Lowered sentencing can lead to overcrowded jails - Fox 28: South Bend, Elkhart IN News, Weather, Sports

Lowered sentencing can lead to overcrowded jails

 A change in state laws may lead to overcrowded local jails.  St. Joe County Sheriff Mike Grzegorek is among those worried about that.

Before the State of Indiana redefined the classes of felonies and their penalties, inmates would serve their sentences at any Department of Corrections facility. Now, Class 5, Class 6 felons and below would serve their time in the county jail. This means the 830 beds at the St. Joe County Jail could fill up quickly.

"We don't know how many there's going to be," says Grzegorek. He says the number of inmates that will have to stay at the jail is unpredictable, and when it comes to housing more criminals, Grzegorek asks, "Where's the money coming from to pay for that?"
Grzegorek says the county pays for housing, food, and medical costs for about 600-inmates right now. But if the jail gets more and more inmates, Grzegorek says he doesn't know how much more money the county will have to shell out.... before the state steps in. "That's probably why the state hasn't said what they're going to do at this point because it's really unknown for everyone," he says.

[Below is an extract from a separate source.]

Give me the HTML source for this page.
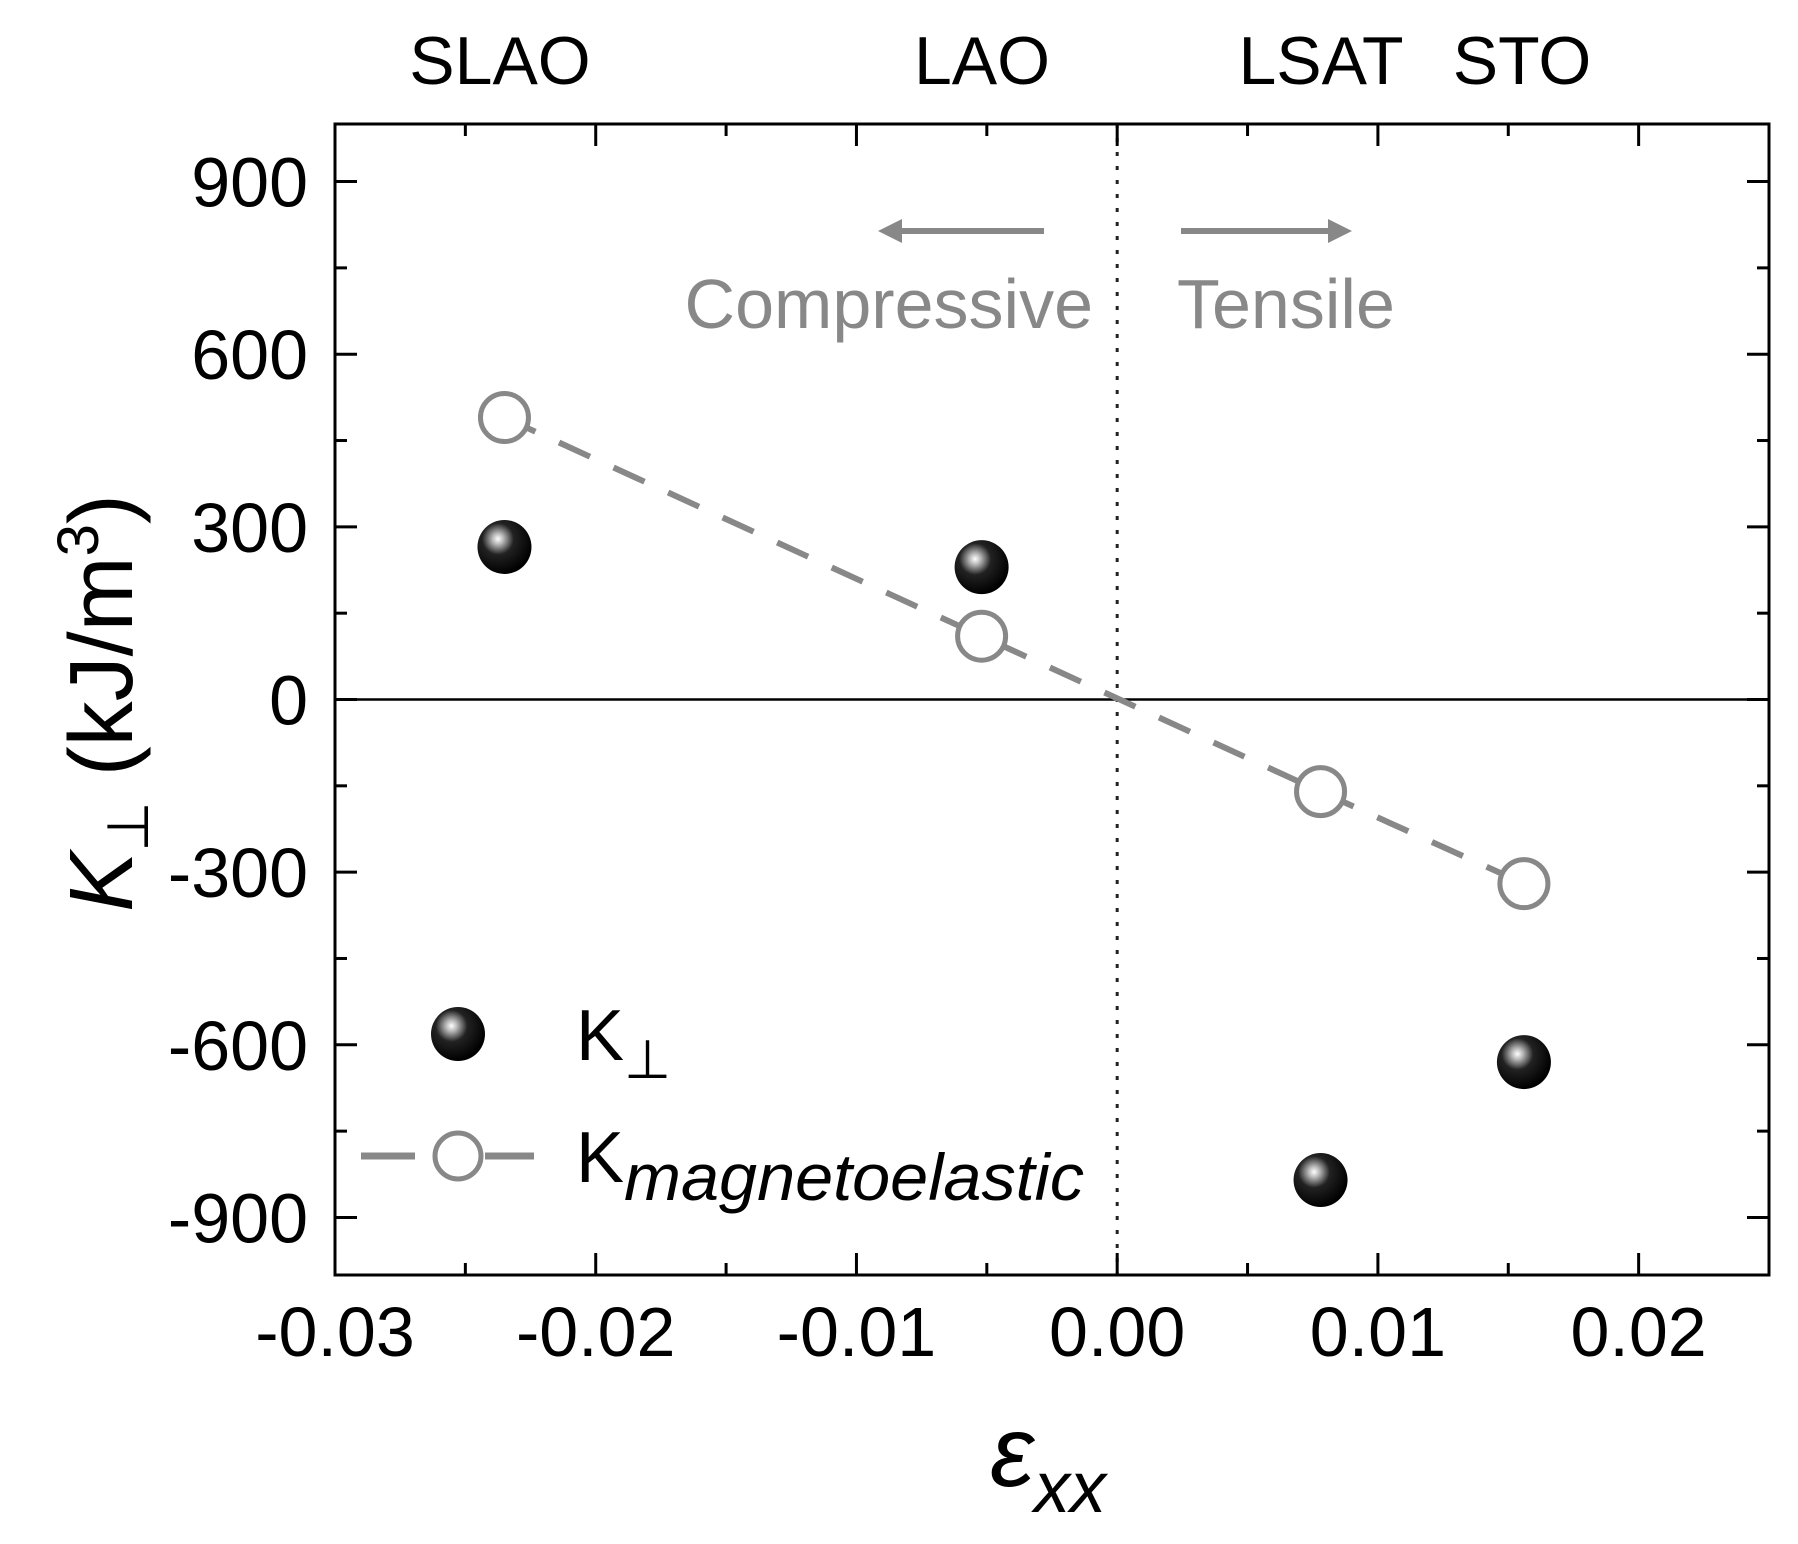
<!DOCTYPE html>
<html><head><meta charset="utf-8"><style>
html,body{margin:0;padding:0;background:#fff}
svg{display:block}
text{font-family:"Liberation Sans",Arial,sans-serif}
</style></head><body>
<svg id="chart" width="1798" height="1544" viewBox="0 0 1798 1544" xmlns="http://www.w3.org/2000/svg">
<defs>
<radialGradient id="sph" cx="0.38" cy="0.35" r="0.65">
<stop offset="0" stop-color="#fff"/><stop offset="0.15" stop-color="#bbb"/><stop offset="0.45" stop-color="#222"/><stop offset="1" stop-color="#000"/>
</radialGradient>
<marker id="ah" viewBox="0 0 10 10" refX="5" refY="5" markerWidth="4" markerHeight="4" orient="auto"><path d="M0,0 L10,5 L0,10 z" fill="#888"/></marker>
</defs>
<g id="axes"></g>
<g id="marks"></g>
<text x="500" y="84" font-size="68" text-anchor="middle">SLAO</text>
<text x="982" y="84" font-size="68" text-anchor="middle">LAO</text>
<text x="1321" y="84" font-size="68" text-anchor="middle">LSAT</text>
<text x="1522" y="84" font-size="68" text-anchor="middle">STO</text>
<line x1="1044" y1="231" x2="890" y2="231" stroke="#888" stroke-width="6" marker-end="url(#ah)"/>
<line x1="1181" y1="231" x2="1340" y2="231" stroke="#888" stroke-width="6" marker-end="url(#ah)"/>
<text x="1093" y="328" font-size="70" fill="#888" text-anchor="end">Compressive</text>
<text x="1177" y="328" font-size="70" fill="#888">Tensile</text>
<text transform="translate(132,703) rotate(-90)" font-size="90" text-anchor="middle"><tspan font-style="italic">K</tspan><tspan font-size="58" dy="16">⊥</tspan><tspan dy="-16"> (kJ/m</tspan><tspan font-size="58" dy="-34">3</tspan><tspan dy="34">)</tspan></text>
<text x="990" y="1486" font-size="100" font-style="italic" font-family="Liberation Serif,serif">ε<tspan font-family="Liberation Sans,sans-serif" font-size="72" dy="26">xx</tspan></text>
<g>
<circle cx="458" cy="1034" r="27" fill="url(#sph)"/>
<text x="576" y="1060" font-size="72">K<tspan font-size="54" dy="18">⊥</tspan></text>
<line x1="361" y1="1156" x2="415" y2="1156" stroke="#888" stroke-width="7"/>
<line x1="485" y1="1156" x2="534" y2="1156" stroke="#888" stroke-width="7"/>
<circle cx="458" cy="1156" r="23" fill="#fff" stroke="#888" stroke-width="5"/>
<text x="576" y="1182" font-size="72">K<tspan font-size="66" font-style="italic" dy="18" textLength="460" lengthAdjust="spacingAndGlyphs">magnetoelastic</tspan></text>
</g>
</svg>
<script>
const xTicks = [-0.03, -0.02, -0.01, 0.00, 0.01, 0.02];
const xTickLabels = ["-0.03", "-0.02", "-0.01", "0.00", "0.01", "0.02"];
const yTicks = [-900, -600, -300, 0, 300, 600, 900];
const yTickLabels = ["-900", "-600", "-300", "0", "300", "600", "900"];
const strain = [-0.0235, -0.0052, 0.0078, 0.0156];
const kPerp = [265, 230, -835, -630];
const kMagneto = [490, 110, -160, -320];

const L=335,R=1769,T=124,B=1275;
const xMin=-0.03,xMax=0.025,yMin=-1000,yMax=1000;
const sx=v=>L+(v-xMin)/(xMax-xMin)*(R-L);
const sy=v=>B-(v-yMin)/(yMax-yMin)*(B-T);
const NS="http://www.w3.org/2000/svg";
function mk(tag,attrs,parent){const e=document.createElementNS(NS,tag);for(const k in attrs)e.setAttribute(k,attrs[k]);parent.appendChild(e);return e;}
const ax=document.getElementById('axes'), mg=document.getElementById('marks');

const frame=mk('rect',{x:L,y:T,width:R-L,height:B-T,fill:'none',stroke:'#000','stroke-width':3},ax);


const zl=mk('line',{x1:L,x2:R,y1:sy(0),y2:sy(0),stroke:'#000','stroke-width':2.5},ax);


const vl=mk('line',{x1:sx(0),x2:sx(0),y1:T,y2:B,stroke:'#222','stroke-width':3,'stroke-dasharray':'4 10'},ax);



for(let i=0;i<=11;i++){
  const v=xMin+i*0.005, x=sx(v), len=(i%2===0)?22:12;
  const t1=mk('line',{x1:x,x2:x,y1:B,y2:B-len,stroke:'#000','stroke-width':3},ax);
  
  
  const t2=mk('line',{x1:x,x2:x,y1:T,y2:T+len,stroke:'#000','stroke-width':3},ax);
  
  
}
xTicks.forEach((v,i)=>{
  const t=mk('text',{x:sx(v),y:1356,'font-size':70,'text-anchor':'middle'},ax);
  t.textContent=xTickLabels[i];
  
  
});
for(let v=-900;v<=900;v+=150){
  const y=sy(v), len=(v%300===0)?22:12;
  const t1=mk('line',{x1:L,x2:L+len,y1:y,y2:y,stroke:'#000','stroke-width':3},ax);
  
  
  const t2=mk('line',{x1:R,x2:R-len,y1:y,y2:y,stroke:'#000','stroke-width':3},ax);
  
  
}
yTicks.forEach((v,i)=>{
  const t=mk('text',{x:308,y:sy(v)+25,'font-size':70,'text-anchor':'end'},ax);
  t.textContent=yTickLabels[i];
  
  
});

const pts=strain.map((s,i)=>sx(s)+','+sy(kMagneto[i])).join(' ');
const pl=mk('polyline',{points:pts,fill:'none',stroke:'#888','stroke-width':6,'stroke-dasharray':'34 26'},mg);


strain.forEach((s,i)=>{
  const c=mk('circle',{cx:sx(s),cy:sy(kMagneto[i]),r:24,fill:'#fff',stroke:'#888','stroke-width':5},mg);
  
  
});
strain.forEach((s,i)=>{
  const c=mk('circle',{cx:sx(s),cy:sy(kPerp[i]),r:27,fill:'url(#sph)'},mg);
  
  
});
</script>
</body></html>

Grzegorek says last year the county spent over 2-million dollars on medical expenses alone for prisoners. But it's not only the cost of housing more inmates. It's a complicated equation the prison will have to deal with on a daily basis. "We have to make sure people with conflicts aren't placed together. We can't have rivaling gang members next to one another. We can't have witnesses in the same trial or co-defendants in the same place," says Police legal advisor Eric Tamashsky. He says they have to balance where inmates can be placed behind prison walls.
He says they also have to keep the levels of felonies separate -- murderers can't be in the same cell as someone who committed check fraud. "It would be impossible to have the storm that would have to arise able to arise to be able to fill every bed and not have the classification conflicts that are so prevalent," says Tamashsky.

Sheriff Grzegorek says he is keeping the St. Joe County commissioners updated on expenses. He says the jail won't see the FULL effects of the redefined felony laws till probably a year from now.